New Swedish emergency center to open in Redmond on Tuesday; public open house set for Saturday
By SAMANTHA PAK
Redmond Reporter Reporter
December 22, 2010 · Updated 11:21 AM
The new Swedish/Redmond Emergency Department and Ambulatory Care Center will be open for patients Tuesday, Dec. 21 at 8 a.m.
A ribbon-cutting and media tour was held Thursday, Dec. 16. See above for a slide show of the event and tour.
The site, which is located at 18100 Union Hill Rd., is a freestanding emergency department and ambulatory care center. The public will have the opportunity to tour the facility and talk to primary-care physicians during an open house on Saturday, Dec. 18 from 10 a.m. to 2 p.m. The open house will also include a number of free activities such as photos with Santa, frame-decorating, face-painting, balloon artistry, a Christmas tree maze and cookie decorating.
Kevin Brown, Swedish senior vice president and chief administrative officer, said one of the reasons they chose to build a Redmond location was because it was an under-served community. People wanted a more convenient health care provider closer to home. They didn't want to have to sit in traffic and drive all the way to Seattle, he said.
The Redmond center encompasses nearly 85,000 square feet of space on three floors. It has 18 emergency exam rooms, open and staffed 24 hours a day, seven days a week; an advanced diagnostic imaging center (with X-ray, mammography, ultrasound, CT scan and MRI), staffed by partners from Seattle Radiology; an on-site laboratory; and offices for primary- and specialty-care providers.
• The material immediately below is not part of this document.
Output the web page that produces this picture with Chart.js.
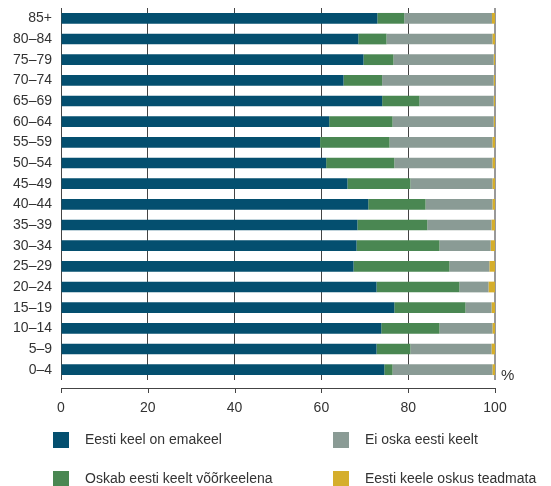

"One of the benefits of opening a new facility is you get all new stuff," Brown said.
He added that the Swedish will be "virtually paperless." Medical records will be electronic, using Epic, Swedish's electronic health record system. All providers at Swedish/Redmond will have access to this system, which will make it easier for them to share information about a patient such as medical documentation, test results and prescriptions with other caregivers.
Another feature of the emergency department is the missing waiting room. Swedish/Redmond ER Medical Director Brynn Karch said patients will be taken straight into a room and attended to within minutes. He said at Swedish's Issaquah facility, which Swedish/Redmond is modeled after, the average patient's visit, from the time they walk through the doors to the time they leave, is 90 minutes.
"It's been really fun to practice medicine in this environment," Karch said.
He added that Swedish is very patient focused, which is something Redmond Mayor John Marchione can attest to. Marchione's first experience with Swedish was a few years ago when his daughter was injured playing soccer in Issaquah. They went to the Swedish there and Marchione said the hospital now has a customer for life with his daughter.
"We received such great customer service," he said.
Marchione said having a Swedish center in Redmond is exciting for a number of reasons. The facility has created more jobs in the community as well as provided the area with better access to health care. Swedish/Redmond has also been a great corporate citizen in the short time it has been in town, Marchione said, getting involved in the community.
"We're glad to have another partnership we can point to with pride," he said.
John Milne, Swedish's medical director for strategic development, said the new Redmond facility is one way Swedish is bringing a more enhanced level of healthcare to the community and becoming more than just a hospital in downtown Seattle. The Issaquah site was the first step in this direction as the hospital's first freestanding emergency department in the region. A third facility in Mill Creek is scheduled to open in February.
Construction for Swedish/Redmond began in April. Brown said taking just eight months to be ready for patients was "nothing short of phenomenal."
However, only the emergency department on the first floor will open on Tuesday. The second and third floors are still under construction. Primary- and specialty-care offices on the second floor are scheduled to open at the end of January. At that point, the six family medicine physicians will move from the Swedish Physicians Redmond Clinic (currently located at 15670 Redmond Way) into the new building. A full range of primary care services will be provided, including pediatric care, geriatric medicine, physicals, preventive health screening and education, sports medicine and orthopedic care.
A sleep lab, rehabilitation clinic and outpatient cardiac diagnostic and vascular ultrasound services will be available on the third floor in May.
The building is managed and owned by Hammes Company, a third-party development partner of Swedish. The company invested $25.5 million in the structure and surrounding parking areas. Panattoni Construction in Seattle was the general contractor and Seattle’s Mahlum Architects did the design.